Some firms can run aground when it starts to move into uncharted areas or business gray areas of vertical business concerns. For example, suppose that a car dealer might want to advise a customer, you, further on importing three-wheel bikes from Brazil. It turns out these three-wheel bikes only come disassembled in the box. Worse than that, the wheels have to be ordered separately from the Far East. And further, all of a sudden, the price of the wheels has somewhat tripled over the next two days after receiving the first shipment of bikes from Brazil.
Now you are stuck with a container full of three-wheel bikes with no wheels to meet your initial pricing model. The car dealer had no way of knowing that crucial fact because he only has one three-wheeler that a customer traded in on a new car. Fact is, the car dealer did not do due diligent, or fact-finding on, the intricate details, of the importing of that particular three-wheeler brand at all. Owing to the advice you the customer jumped in with both feet on the investment – cost when to the roof. You the customer acquired a letter of credit from the local bank to cover, from FOB to the customer, of which there was a default on that particular note. Now, do you think you should sue the car dealer on the premise that he supplied you with bad advice?

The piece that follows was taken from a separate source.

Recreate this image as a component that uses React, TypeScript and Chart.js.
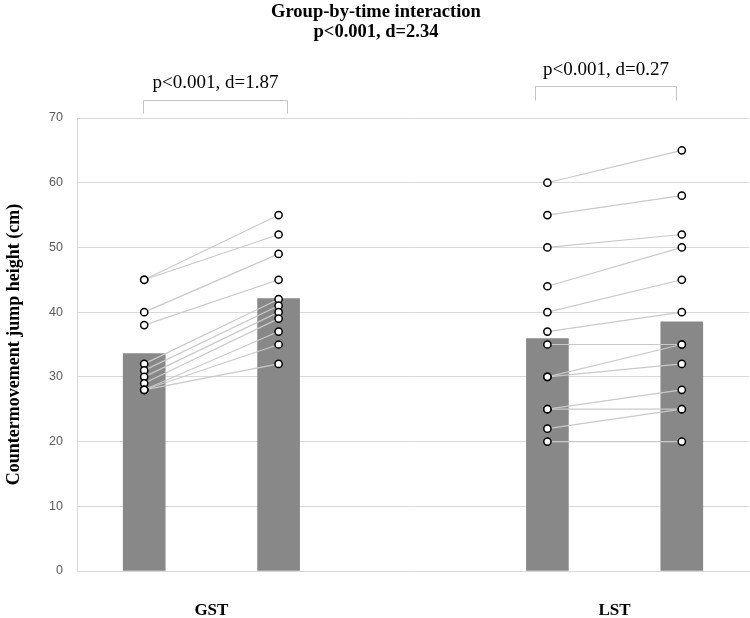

The way to A.C.E. such conflicts of interest is to apply these three sounding boards:
"A = Awareness. The first tip to ACE conflicts of interest is “awareness.”
Be aware of areas where potential conflicts of interest may develop. These may include, but are not limited to:
* Providing services to clients in the same industry.
* Advising the client to invest in a business in which a member of the CPA firm has a financial interest; or
* Providing forensic investigation services to a client in anticipation of litigation against another CPA firm client.
C = Communications. “Communication” is an important safeguard to help ACE conflicts of interest and involves the three D’s–disclosure, decisions, and documentation.
E = Exit In many circumstances, the CPA firm can establish and implement safeguards to reduce the threat to integrity and objectivity to an acceptable level. In addition to communication, other examples of safeguards may include, but are not limited to:
* Implementing mechanisms to prevent unauthorized disclosure of confidential information, including the creation of separate engagement teams and physical and electronic separation of confidential information, including workpapers, of the clients at issue; and
* Having workpapers and deliverables reviewed by someone independent of the client services engagement team to assess whether key judgments and conclusions are appropriate."
In short, stay away from areas that do not pertain directly to your business model or function. Per example, you sold a car battery, now the customer wants you to go out in the parking lot and install the battery. Your major function is that of a salesperson – by moving forward with installing the battery you would be moving also into that of liability exposure. So, “do one thing and do it best,” is good advice.